The first time I travelled to Europe, long, long ago, about the only way to keep in touch with home was by surface mail, which took around a month. I did phone New Zealand from Britain one Christmas but it cost the price of a small car, I had to book the call several weeks ahead and there was an echo on the line which made conversation difficult.
Today, of course, communication is incredibly easy: pick up any old phone, dial +64 ... and mostly you can chat with folks at home as though you were just in the next room; or walk into an internet cafe, hand over a few bucks, and you can email or Skype your family (yes, I know you can also use Twitter or Facebook, but I prefer direct personal communication). But with all of those there can be a few fish hooks.
For instance, friends who recently travelled across the United States by motorcaravan, planning to send progress reports by group email, discovered that internet cafes are just about a thing of the past. These days, they found, WiFi is everywhere so to keep in regular contact with the folks back home they really needed a laptop or netbook.
WiFi saved my bacon during some recent trips.

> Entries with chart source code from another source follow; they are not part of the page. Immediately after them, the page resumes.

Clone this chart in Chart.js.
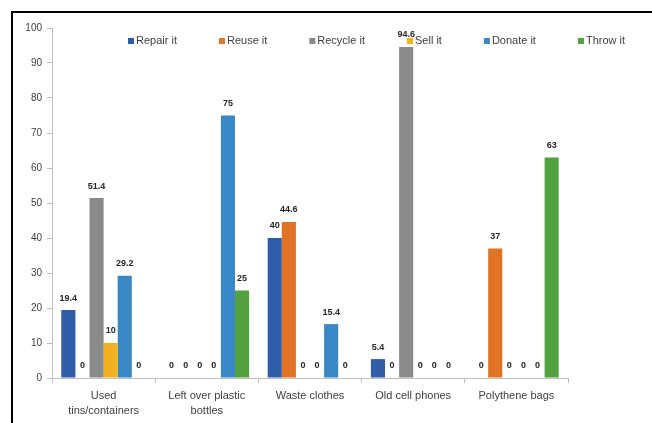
<!DOCTYPE html>
<html>
<head>
<meta charset="utf-8">
<script src="https://cdn.jsdelivr.net/npm/chart.js@4.4.1/dist/chart.umd.min.js"></script>
<style>
  html, body { margin: 0; padding: 0; background: #fff; }
  #wrap { width: 652px; height: 423px; position: relative; }
</style>
</head>
<body>
<div id="wrap"><canvas id="wasteChart" width="652" height="423"></canvas></div>
<script>
// categories and series
const categories = [['Used', 'tins/containers'], ['Left over plastic', 'bottles'], 'Waste clothes', 'Old cell phones', 'Polythene bags'];
const seriesNames = ['Repair it', 'Reuse it', 'Recycle it', 'Sell it', 'Donate it', 'Throw it'];
const repairIt  = [19.4, 0, 40, 5.4, 0];
const reuseIt   = [0, 0, 44.6, 0, 37];
const recycleIt = [51.4, 0, 0, 94.6, 0];
const sellIt    = [10, 0, 0, 0, 0];
const donateIt  = [29.2, 75, 15.4, 0, 0];
const throwIt   = [0, 25, 0, 0, 63];
const yMin = 0, yMax = 100, yStep = 10;

const seriesValues = [repairIt, reuseIt, recycleIt, sellIt, donateIt, throwIt];
const seriesColors = ['#2F5DAA', '#E07324', '#8A8A8A', '#F2B01E', '#3A87C6', '#53A03F'];

const FONT = '"Liberation Sans", Arial, sans-serif';

// small value labels above each bar
const valueLabels = {
    id: 'valueLabels',
    afterDatasetsDraw(chart) {
        const ctx = chart.ctx;
        ctx.save();
        ctx.font = 'bold 9px ' + FONT;
        ctx.fillStyle = '#262626';
        ctx.textAlign = 'center';
        ctx.textBaseline = 'middle';
        chart.data.datasets.forEach((ds, i) => {
            const meta = chart.getDatasetMeta(i);
            meta.data.forEach((bar, j) => {
                ctx.fillText(String(ds.data[j]), bar.x, bar.y - 12);
            });
        });
        ctx.restore();
    }
};

// legend drawn over the top of the plot, like the original
const topLegend = {
    id: 'topLegend',
    afterDraw(chart) {
        const ctx = chart.ctx;
        ctx.save();
        ctx.font = '11px ' + FONT;
        ctx.textBaseline = 'middle';
        let x = 128;
        const y = 41;
        chart.data.datasets.forEach(ds => {
            ctx.fillStyle = ds.backgroundColor;
            ctx.fillRect(x, y - 3, 6, 6);
            ctx.fillStyle = '#404040';
            ctx.fillText(ds.label, x + 8, y);
            x += 8 + ctx.measureText(ds.label).width + 42;
        });
        ctx.restore();
    }
};

// black frame on top and left edge
const frame = {
    id: 'frame',
    beforeDraw(chart) {
        const ctx = chart.ctx;
        ctx.save();
        ctx.fillStyle = '#fff';
        ctx.fillRect(0, 0, chart.width, chart.height);
        ctx.fillStyle = '#000';
        ctx.fillRect(11, 11, chart.width - 11, 2);
        ctx.fillRect(11, 11, 2, chart.height - 11);
        ctx.restore();
    }
};

const ctx = document.getElementById('wasteChart').getContext('2d');
const wasteChart = new Chart(ctx, {
    type: 'bar',
    data: {
        labels: categories,
        datasets: seriesNames.map((name, i) => ({
            label: name,
            data: seriesValues[i],
            backgroundColor: seriesColors[i],
            borderWidth: 0,
            categoryPercentage: 0.82,
            barPercentage: 1.0
        }))
    },
    options: {
        responsive: false,
        animation: false,
        layout: { padding: { top: 28, right: 84, left: 0, bottom: 0 } },
        plugins: {
            legend: { display: false },
            tooltip: { enabled: false }
        },
        scales: {
            x: {
                afterFit: s => { s.height = 45; },
                grid: { drawOnChartArea: false, drawTicks: true, tickLength: 5, color: '#BFBFBF' },
                border: { color: '#BFBFBF' },
                ticks: {
                    color: '#404040',
                    font: { family: FONT, size: 11, lineHeight: 1.4 },
                    padding: 5,
                    maxRotation: 0,
                    autoSkip: false
                }
            },
            y: {
                min: yMin,
                max: yMax,
                afterFit: s => { s.width = 52; },
                grid: { drawOnChartArea: false, drawTicks: true, tickLength: 5, color: '#BFBFBF' },
                border: { color: '#BFBFBF' },
                ticks: {
                    stepSize: yStep,
                    color: '#404040',
                    font: { family: FONT, size: 10 },
                    padding: 5
                }
            }
        }
    },
    plugins: [frame, valueLabels, topLegend]
});
</script>
</body>
</html>
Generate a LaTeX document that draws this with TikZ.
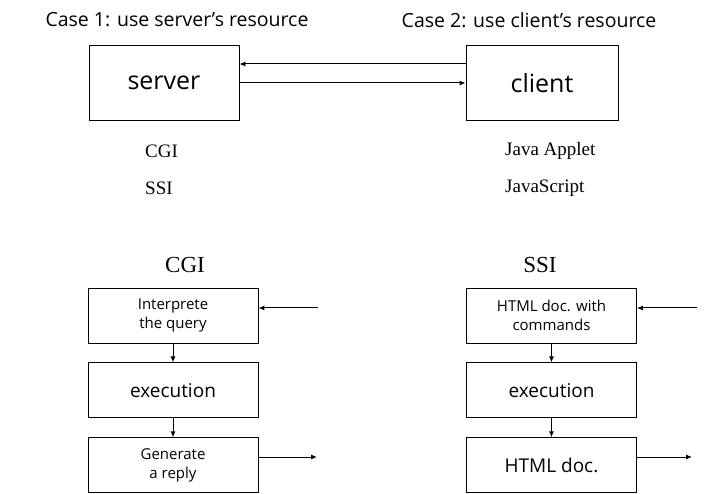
\documentclass[tikz,border=0pt]{standalone}
\usepackage{fontspec}
\setmainfont{Liberation Serif}
\newfontfamily\boxfont{Open Sans}
\usetikzlibrary{positioning,arrows.meta}

\begin{document}
\begin{tikzpicture}[
    x=1pt, y=-1pt,
    step box/.style={
        draw,
        line width=0.9pt,
        minimum width=170pt,
        minimum height=55pt,
        inner sep=0pt,
        align=center,
        font=\boxfont\fontsize{15}{19}\selectfont
    },
    host box/.style={
        draw,
        line width=0.9pt,
        minimum height=75pt,
        inner sep=0pt,
        font=\boxfont\fontsize{25}{30}\selectfont
    },
    flow/.style={
        draw,
        line width=1pt,
        -{Latex[length=6pt,width=5pt]}
    },
    case title/.style={
        font=\boxfont\fontsize{19.5}{23}\selectfont
    },
    tech label/.style={
        anchor=west,
        inner sep=0pt,
        font=\fontsize{19}{22}\selectfont
    },
    column title/.style={
        font=\fontsize{23}{26}\selectfont
    },
    node distance=19pt,
    ]
    \useasboundingbox (0,0) rectangle (715,494);

    % top part
    \node[case title] (case one) at (177,20) {Case 1: use server’s resource};
    \node[case title] (case two) at (529,20) {Case 2: use client’s resource};
    \node[host box, minimum width=150pt] (server) at (164,83) {server};
    \node[host box, minimum width=152pt] (client) at (542,83) {client};
    \draw[flow] ([yshift=19pt]client.west) -- ([yshift=19pt]server.east);
    \draw[flow] (server.east) -- (client.west);

    \node[tech label] (server cgi) at (145,151) {CGI};
    \node[tech label] (server ssi) at (145,188) {SSI};
    \node[tech label] (client applet) at (505,151) {Java Applet};
    \node[tech label] (client script) at (505,188) {JavaScript};

    % CGI
    \node[column title] (cgi title) at (185,265) {CGI};
    \node[step box] (cgi query) at (173,315.5) {Interprete\\the query};
    \node[step box, below=of cgi query,
        font=\boxfont\fontsize{19}{23}\selectfont] (cgi exec) {execution};
    \node[step box, below=of cgi exec] (cgi reply) {Generate\\a reply};
    \draw[flow] (cgi query) -- (cgi exec);
    \draw[flow] (cgi exec) -- (cgi reply);
    \coordinate (cgi in) at (318,308);
    \coordinate (cgi out) at (317,457);
    \draw[flow] (cgi in) -- (cgi query.east |- cgi in);
    \draw[flow] (cgi reply.east |- cgi out) -- (cgi out);

    % SSI
    \node[column title] (ssi title) at (540,265) {SSI};
    \node[step box] (ssi doc) at (551.5,315.5) {HTML doc. with\\commands};
    \node[step box, below=of ssi doc,
        font=\boxfont\fontsize{19}{23}\selectfont] (ssi exec) {execution};
    \node[step box, below=of ssi exec,
        font=\boxfont\fontsize{19}{23}\selectfont] (ssi html) {HTML doc.};
    \draw[flow] (ssi doc) -- (ssi exec);
    \draw[flow] (ssi exec) -- (ssi html);
    \coordinate (ssi in) at (697,308);
    \coordinate (ssi out) at (692,457);
    \draw[flow] (ssi in) -- (ssi doc.east |- ssi in);
    \draw[flow] (ssi html.east |- ssi out) -- (ssi out);
\end{tikzpicture}
\end{document}
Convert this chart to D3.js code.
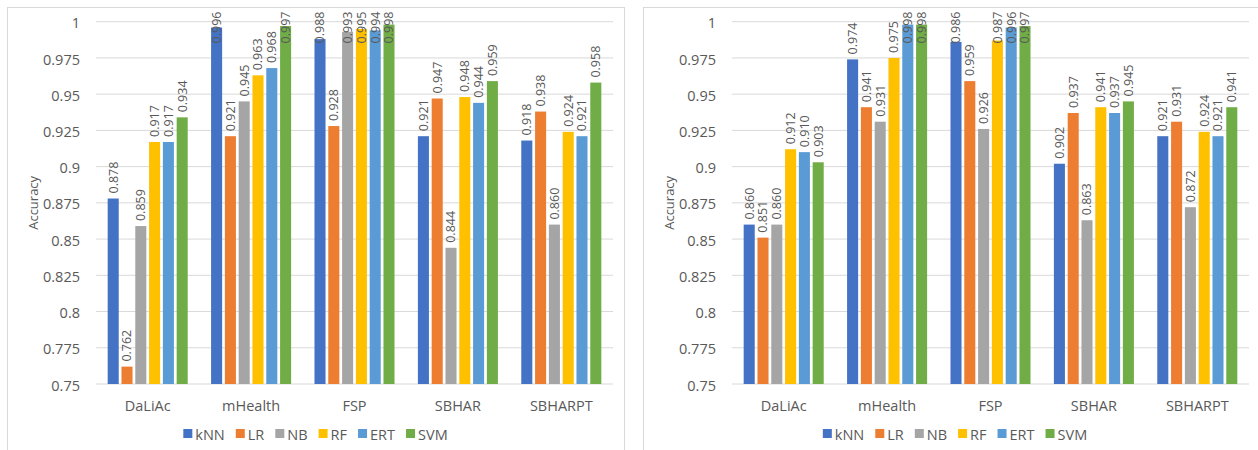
<!DOCTYPE html>
<html>
<head>
<meta charset="utf-8">
<script src="https://cdn.jsdelivr.net/npm/d3@7"></script>
<style>
  body { margin: 0; background: #fff; }
  text { font-family: "Open Sans", "Liberation Sans", sans-serif; fill: #595959; }
</style>
</head>
<body>
<div id="chart"></div>
<script>
// Datasets and classifiers
const categories = ["DaLiAc", "mHealth", "FSP", "SBHAR", "SBHARPT"];
const models = ["kNN", "LR", "NB", "RF", "ERT", "SVM"];
const colors = ["#4472C4", "#ED7D31", "#A5A5A5", "#FFC000", "#5B9BD5", "#70AD47"];
const yTicks = [0.75, 0.775, 0.8, 0.825, 0.85, 0.875, 0.9, 0.925, 0.95, 0.975, 1];
const yTickLabels = ["0.75", "0.775", "0.8", "0.825", "0.85", "0.875", "0.9", "0.925", "0.95", "0.975", "1"];

// Left panel, one row per dataset (kNN, LR, NB, RF, ERT, SVM)
const leftDaLiAc  = [0.878, 0.762, 0.859, 0.917, 0.917, 0.934];
const leftMHealth = [0.996, 0.921, 0.945, 0.963, 0.968, 0.997];
const leftFSP     = [0.988, 0.928, 0.993, 0.995, 0.994, 0.998];
const leftSBHAR   = [0.921, 0.947, 0.844, 0.948, 0.944, 0.959];
const leftSBHARPT = [0.918, 0.938, 0.860, 0.924, 0.921, 0.958];

// Right panel
const rightDaLiAc  = [0.860, 0.851, 0.860, 0.912, 0.910, 0.903];
const rightMHealth = [0.974, 0.941, 0.931, 0.975, 0.998, 0.998];
const rightFSP     = [0.986, 0.959, 0.926, 0.987, 0.996, 0.997];
const rightSBHAR   = [0.902, 0.937, 0.863, 0.941, 0.937, 0.945];
const rightSBHARPT = [0.921, 0.931, 0.872, 0.924, 0.921, 0.941];

const leftRows = [leftDaLiAc, leftMHealth, leftFSP, leftSBHAR, leftSBHARPT];
const rightRows = [rightDaLiAc, rightMHealth, rightFSP, rightSBHAR, rightSBHARPT];

const svg = d3.select("#chart")
  .append("svg")
    .attr("width", 1258)
    .attr("height", 450);

function drawPanel(px, pw, rows) {
  const g = svg.append("g").attr("transform", `translate(${px},0)`);

  // panel frame
  g.append("rect")
    .attr("x", 0.5).attr("y", 7.5)
    .attr("width", pw).attr("height", 470)
    .attr("fill", "none")
    .attr("stroke", "#d9d9d9");

  const plotLeft = 89, plotWidth = 517;
  const plotTop = 21.7, plotBottom = 384;

  const y = d3.scaleLinear().domain([0.75, 1]).range([plotBottom, plotTop]);
  const x0 = d3.scaleBand()
    .domain(categories)
    .range([plotLeft, plotLeft + plotWidth])
    .paddingInner(0.226)
    .paddingOuter(0.113);
  const x1 = d3.scaleBand()
    .domain(models)
    .range([0, x0.bandwidth()])
    .paddingInner(0.2);

  // gridlines
  g.selectAll(".grid")
    .data(yTicks)
    .enter()
    .append("line")
      .attr("x1", plotLeft).attr("x2", plotLeft + plotWidth)
      .attr("y1", d => y(d)).attr("y2", d => y(d))
      .attr("stroke", "#d9d9d9")
      .attr("stroke-width", 1);

  // y axis labels
  g.selectAll(".ytick")
    .data(yTicks)
    .enter()
    .append("text")
      .attr("x", plotLeft - 16)
      .attr("y", d => y(d) + 1.5)
      .attr("dy", "0.35em")
      .attr("text-anchor", "end")
      .style("font-size", "14.5px")
      .text((d, i) => yTickLabels[i]);

  g.append("text")
    .attr("transform", `translate(26,${(plotTop + plotBottom) / 2}) rotate(-90)`)
    .attr("text-anchor", "middle")
    .attr("dy", "0.35em")
    .style("font-size", "13px")
    .text("Accuracy");

  // bars
  const groups = g.selectAll(".cat")
    .data(rows)
    .enter()
    .append("g")
      .attr("transform", (d, i) => `translate(${x0(categories[i])},0)`);

  groups.selectAll("rect")
    .data(d => d.map((v, j) => ({model: models[j], value: v, color: colors[j]})))
    .enter()
    .append("rect")
      .attr("x", d => x1(d.model))
      .attr("y", d => y(d.value))
      .attr("width", x1.bandwidth())
      .attr("height", d => plotBottom - y(d.value))
      .attr("fill", d => d.color);

  // value labels, rotated, kept inside the chart area
  groups.selectAll(".label")
    .data(d => d.map((v, j) => ({model: models[j], value: v})))
    .enter()
    .append("text")
      .attr("class", "label")
      .style("font-size", "12.5px")
      .attr("text-anchor", "start")
      .attr("dy", "0.35em")
      .text(d => d.value.toFixed(3))
      .attr("transform", function(d) {
        const len = this.getComputedTextLength();
        const base = Math.max(y(d.value) - 5, 11.5 + len);
        return `translate(${x1(d.model) + x1.bandwidth() / 2},${base}) rotate(-90)`;
      });

  // category labels
  g.selectAll(".xlab")
    .data(categories)
    .enter()
    .append("text")
      .attr("x", d => x0(d) + x0.bandwidth() / 2)
      .attr("y", 411)
      .attr("text-anchor", "middle")
      .style("font-size", "14.5px")
      .text(d => d);

  // legend, centred in the panel
  const leg = g.append("g");
  let lx = 0;
  models.forEach((m, i) => {
    leg.append("rect")
      .attr("x", lx).attr("y", 429)
      .attr("width", 9).attr("height", 9)
      .attr("fill", colors[i]);
    const t = leg.append("text")
      .attr("x", lx + 12).attr("y", 439.5)
      .style("font-size", "14.5px")
      .text(m);
    lx += 12 + t.node().getComputedTextLength() + 11;
  });
  const legW = lx - 11;
  leg.attr("transform", `translate(${pw / 2 - legW / 2},0)`);
}

drawPanel(7, 617, leftRows);
drawPanel(643, 624, rightRows);
</script>
</body>
</html>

I usually keep in touch by text but for some reason my mobile decided it would make and receive phone calls, and receive texts, but not send them, and Vodafone has been unable to find a solution. But luckily even hotels in Uzbekistan and B&Bs in Oxfordshire mostly have WiFi so my Eee PC netbook kept me in touch.
Now I also have a Blackberry so, while I still can't send texts, what with that and my netbook I can keep in touch by email from almost everywhere.
But mobile phones can have their issues too. In some countries the system seems to work differently: a colleague returned from a trip to Spain to find a bill for about $200 waiting him because the phone company imposed a charge every time his mobile pinged a cellphone tower. And, as has been widely publicised, the international roaming charges we face are horrendous: another colleague copped a bill for $600 for two weeks in France, basically for three phone calls home and a few texts.
But there are alternatives. Yet another colleague visiting Australia spent A$39 to pick up a pay-as-you go SIM card on a special offer, and after a week of texts, phone calls home, uploading photos and checking web pages, still had plenty left.
"If I'd been using my New Zealand SIM card," he said, "$40 would probably have allowed me to upload a couple of photos."
On my recent trip to Britain and Greece I took my own mobile but we put a TravelSim in my wife's phone.
Once we'd mastered the slightly different procedure needed to make calls, it saved heaps. Texts cost only 40c or about half what we usually pay. And a phone call back home was $2.70 for five minutes, which is about a fifth of the usual Telecom or Vodafone rate. After five weeks we still had lots left from our initial loading of $50.
In other words, global communications may be a lot easier these days, but you still need to check out the various options ... or you might end up incommunicado ... or broke.